The recall this week came more than a month after Nest Labs' CEO, Tony Fadell, told customers that the company discovered that the detector's Nest Wave motion-activated switch mechanism could be activated inadvertently — which could delay an alarm going off in the case of a fire.
"We identified this problem ourselves and are not aware of any customers who have experienced this, but the fact that it could even potentially happen is extremely important to me and I want to address it immediately," said Fadell in a letter posted on the company’s website in early April.

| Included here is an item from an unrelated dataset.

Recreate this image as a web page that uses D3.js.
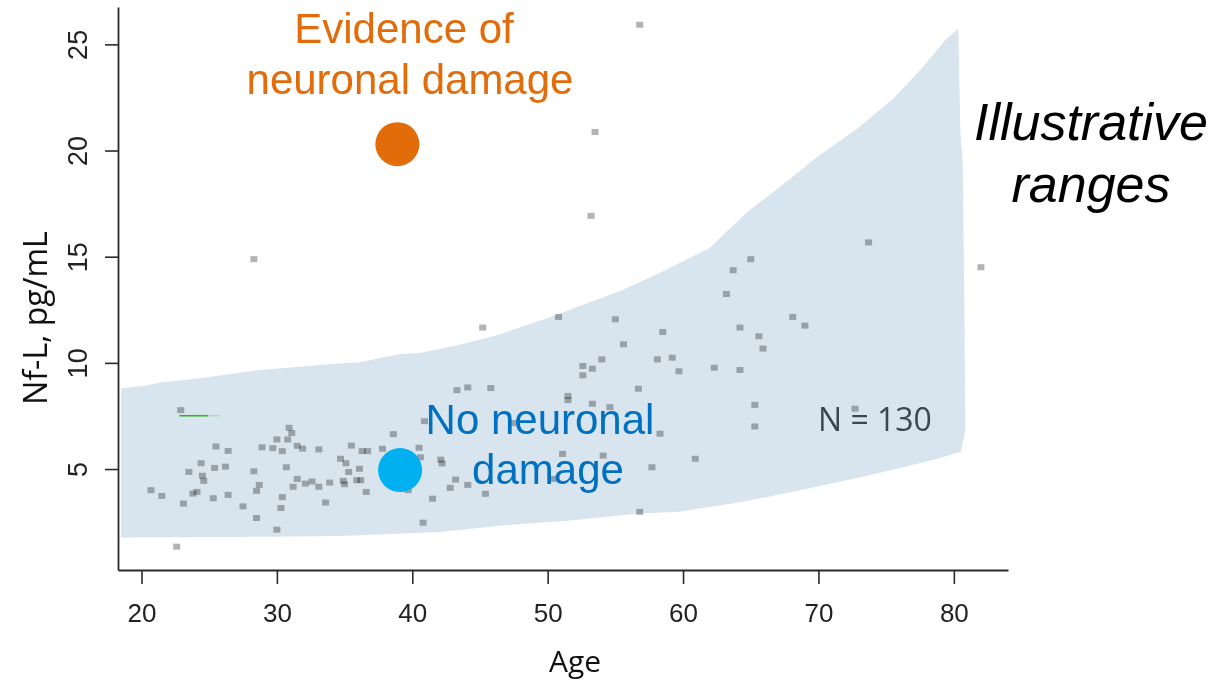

"We feel that the best and safest thing to do is to immediately disable the Nest Wave feature to resolve the issue and remove any safety concerns," he said. "While we fix Nest Wave, we have also halted sales of all new Nest Protect alarms to ensure no one buys an alarm that needs an immediate update."
According to the CPSC announcement, Nest Protect customers can turn off the Wave function with an automatic update that disables the feature and is delivered automatically to devices connected wirelessly to the internet and linked to a Nest account.
"Consumers who have not connected their Nest Protect devices to their wireless network and linked them to a Nest account should immediately do so. The devices will automatically receive the update that disables the Nest Wave feature," said the CPSC on its website.
A spokesperson for Nest Labs told ZDNet that the company expects to have the Nest Protect product back on the market "soon". In the meantime, the spokesperson said, the product should continue to work effectively, as long as the Wave function has been turned off.
"Current customers who have already followed these instructions can continue to use their Nest Protects once the Nest Wave feature has been disabled," the spokesperson said.
In January, Google announced it had entered into an agreement to acquire Nest Labs for US$3.2 billion, the second largest deal in the search giant's history.
The deal is strategically important for Google, as it will round out its Internet-of-Things strategy and strengthen Google’s footprint in the household.